Step 4: Document what went well.
Forget the times you said hello and people were seemingly bothered by being acknowledged.
Forget when people didn’t even look up because they were on their phone.
Forget all that.
In fact, once you understand yourself (it takes a LONG time and it isn’t even a destination, it’s a journey; we are apprentices) you can understand all. To understand all is to forgive all.
Don’t take it personally.

So what DID go well?
How many times did you brighten someone’s day?
One thing when I say “Hi” and introduce myself is ask the person (provided they don’t continue walking away) is ask them,
“When was the last time someone said Hi to you in here?”
You would be surprised to hear the answer. One man said, “Never.” And I don’t think that is an isolated incident. What is common is people NOT introducing themselves, smiling, and saying hello.
The rarity of these events causes a rarity in people looking for these opportunities. Sure, smart phones have a role but I am willing to bet (and I’m testing this every day) that the more I do this the more these people will get their head out of their phones and look out into the world.
And if not, who cares? I’ll force them to by saying hello. People may be insecure and stuck in their phones, but eight to nine times out of ten they will at least look up and say hello back.
And I only count the successes. (at least that’s what I’m practicing)
Write your failures in sand and carve your successes in stone.

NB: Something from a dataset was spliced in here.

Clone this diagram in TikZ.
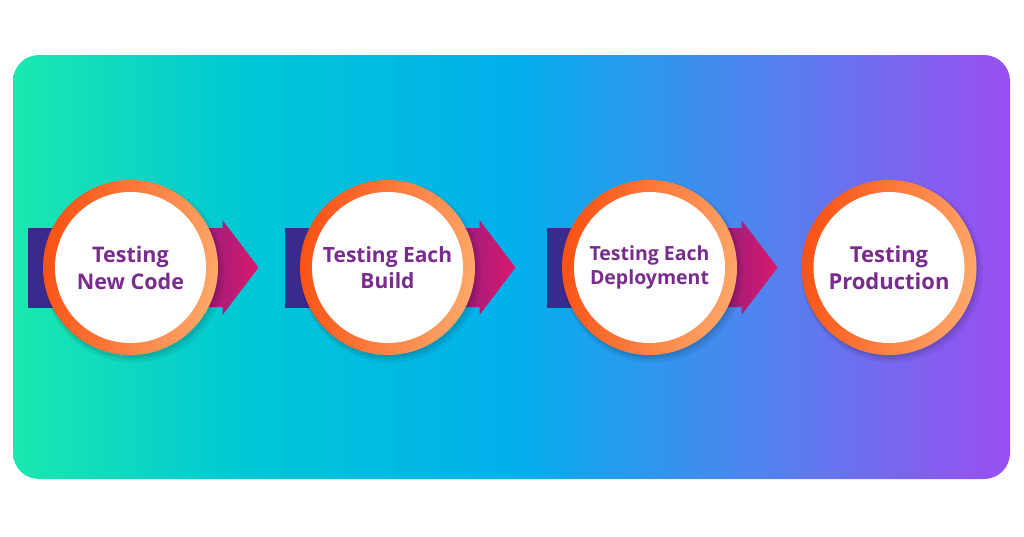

This is what I’ve been working on the past 25 days. I’ve met amazing people, made amazing connections, learned a lot about myself and society, and have begun this wonderful journey of discovery. The curiosity I wake up with and carry myself with stems from testing this assumption that people are too engrossed in their phones and unwilling to connect. And this assumption is getting turned on its head.
I’m testing that people don’t want to open up and connect. People are DYING to connect (whether they admit to it or not).
I’m testing that people know what they want.
I’m testing (thanks Tim Ferriss).
And I’m liking the initial results.
But I’m a little grasshopper. I’m the apprentice and always will be.

Everything is practice and everything matters.